Image
© Inconnu
Je m'instruis dans Plutarque, disait Victor Hugo. Plutarque sait tout. D'une certaine façon, il savait même d'avance à quoi servirait la Sécurité routière : à nous garder dans les clous de la pensée unique. Voilà vingt-cinq ans, j'essayais de faire réaliser une enquête sur les études qui fondent les recommandations de cette vénérable institution. En vain. Certes, la Sécurité routière publiait ses conclusions, par exemple l'incidence de la vitesse ou de l'alcool sur la mortalité, mais elle ne publiait pas ses données, ses méthodes ou d'éventuelles comparaisons avec d'autres causes d'accident comme l'état des routes, l'âge, la santé des conducteurs.

Aujourd'hui, la vérité sort de son puits. Un ancien gendarme témoigne auprès de la Ligue de défense des conducteurs :
« À chaque accident, on remplissait un bulletin d'analyse d'accident corporel (BAAC). Lorsque nous n'arrivions pas à déterminer la cause exacte de l'accident, il nous était demandé de cocher la case "vitesse excessive". Voilà donc comment sont constituées les données qui justifient scientifiquement les politiques contraignantes auxquelles sont soumis les automobilistes ! »
Oui, mais le rapport avec Plutarque, me direz-vous ? Ceci. On lit dans la vie de Cléomène, roi des Spartiates, ce passage :
« Ils honorent la Peur, non parce qu'ils la jugent nuisible comme les démons dont on veut écarter l'influence, mais parce qu'ils pensent que c'est elle surtout qui maintient l'État. C'est pourquoi, quand les éphores entraient en charge, ils faisaient proclamer par le héraut, au dire d'Aristote, que les citoyens devaient se raser la moustache et se soumettre aux lois, pour qu'ils n'eussent pas à les punir. Je crois qu'en mettant en avant la moustache, ils entendaient habituer les jeunes gens à obéir jusque dans les moindres détails. »

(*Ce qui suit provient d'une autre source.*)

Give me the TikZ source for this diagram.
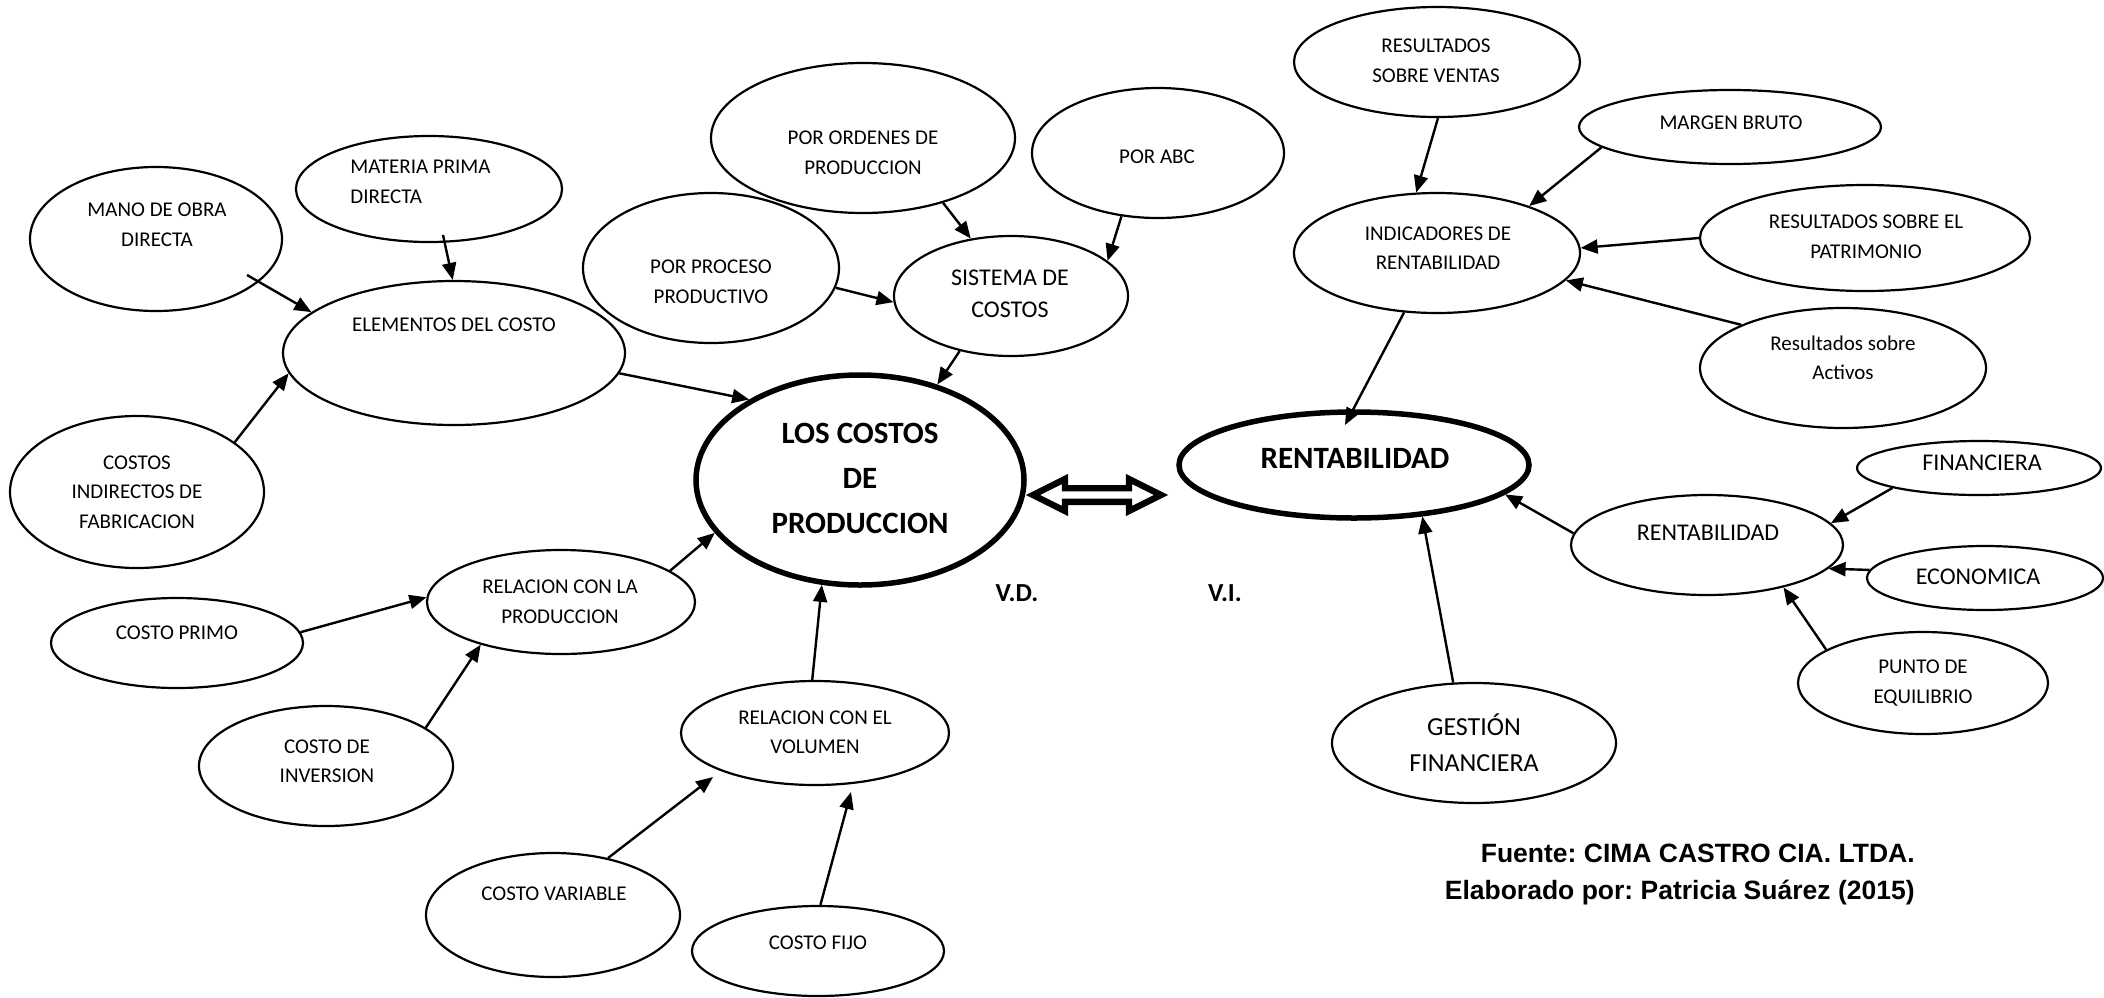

De même, il se pourrait bien que la Sécurité routière se moque des facteurs d'accident. Ne serait-elle pas plutôt soucieuse d'habituer les Français à obéir jusque dans le moindre détail ? Inutile de fonder sérieusement ses ukases, puisque son rôle social est d'accoutumer par le menu le citoyen à l'assujettissement. Quand a pris le pli de s'incliner sur les petites choses, on se courbe dans les grandes. Quand on est heureux qu'un smiley vert récompense nos 49 kilomètres/heure à l'entrée d'une agglomération, quand on se fait un devoir de ne plus fumer sur les quais de gare, on finit par trouver naturel de ne plus dire ce qu'on pense, sur les choses de la vie courante comme sur les grands sujets de société. Manger trop gras, aborder trop vite un ralentisseur... tenir des propos qui pourraient être jugés islamophobes, antisémites, homophobes, que sais-je encore. Tout se tient.

Ce totalitarisme de détail est d'une efficacité autrement plus redoutable que celle de nos antiques éphores. La dictature moderne sait contre-productives les formes agressives et voyantes de la contrainte. Notre meilleur des mondes s'y connaît à merveille pour soumettre les hommes par une foule d'infimes vexations arbitraires. Elles nous maintiennent immobiles et tremblants comme le mirmillon dans le filet du rétiaire. La moustache soigneusement rasée. Et c'est ainsi que Plutarque est grand.